109,496 — Pending foreclosure cases stuck somewhere in South Florida’s court system.

10,000 — Foreclosure affidavits signed each month by GMAC employee Jeffrey Stephan, the first bank employee exposed as a so-called “robo-signer.”

$9.6 million — Amount granted by the Florida Legislature last year to help close out 347,000 foreclosure cases from its backlog in 12 months.

200 — Foreclosure cases Miami-Dade courts would need to dispose of per day to meet the Legislature’s goal.

tolorunnipa@MiamiHerald.com

Bank of America, which services more distressed loans in Florida than any other lender, hired 10,000 new employees nationwide last year to assist homeowners like Taime, but it still faces an uphill battle in the Sunshine State. About 20 percent of the banking giant’s non-performing mortgage loans are in Florida.

The probability that those loans might be modified into more affordable packages for borrowers is low. Bank of America’s success rate in the federal government’s Home Affordable Modification Program, or HAMP, is 28 percent, third worst among HAMP participants.

HAMP, and other foreclosure prevention efforts, have fallen short of expectations, as lenders have struggled to keep up with the demand for mortgage modifications.

Testifying before the U.S. Senate Banking Committee in November, Bank of America home loan chief Barbara DeSoer said the banking system was never designed to handle the current wave of defaulting mortgages.

“These are not normal times, and the traditional solutions of the refinance of debt, or the sale of a home at sufficient value to repay the debt, do not exist for many,” she said. “[Economic conditions] have dramatically increased the volume of modifications and foreclosures, severely straining industry systems and resources designed around much lower volumes of activity.”

The final stage of the default process has been particularly chaotic, as banks have ramped up their home repossession machines to record-high levels recently. A faster-moving foreclosure court system made that possible, as retired judges came aboard to help deal with the slow pace of cases.

Florida, which is one of 23 states where foreclosures must first be approved in court, has specific rules that govern foreclosure legal proceedings, and recent reports, testimony and court records show that many of those rules have been breached regularly by banks and their affiliates.

Thousands of homeowners have been caught in the middle, as banks have admitted to regularly foreclosing on people who were in line for a mortgage modification.

COURTS

It did not take long for the effects of the housing collapse to spill over to the judicial system, flooding local courts with four times the normal number of foreclosure cases.

South Florida’s courthouses have amassed a backlog of more than 100,000 pending foreclosure cases, and hundreds of fresh filings are coming each week.
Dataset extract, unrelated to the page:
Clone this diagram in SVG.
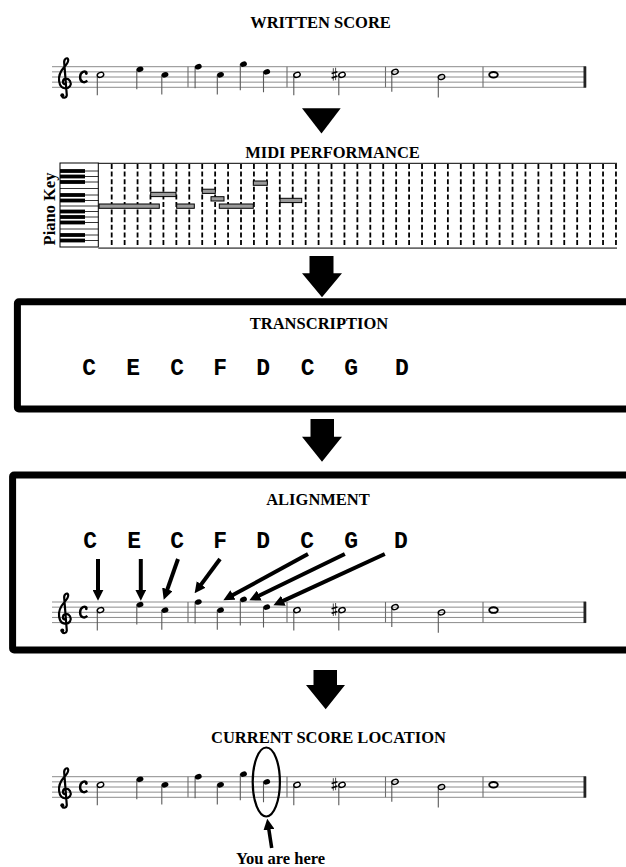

Jorge J. Perez, a former Miami-Dade County judge, said the crisis hit the courts without warning, overwhelming an already understaffed judiciary.

“The sudden rush of foreclosures came as a total shock to court systems all over the country,” he said. “[Florida’s] state court system prior to this crisis was already stretched thin — each judge had thousands of cases on their docket. And then this tsunami of new cases hit.”

As civil judges’ caseloads have quadrupled over the past three years, local chief judges have pitched a number of different remedies, launching a mandatory foreclosure mediation program and creating a separate division for handling foreclosure cases.

Hoping to stem the rash of defaults, lawmakers and judges have joined forces to speed along the foreclosure process, but the methods for doing this have recently come into question.

The Florida Legislature gave circuit courts a $9.6 million grant last year with a goal of cutting the backlog by 62 percent within a year — but critics say it has created a “rocket docket” that favors lenders and neglects homeowners’ rights.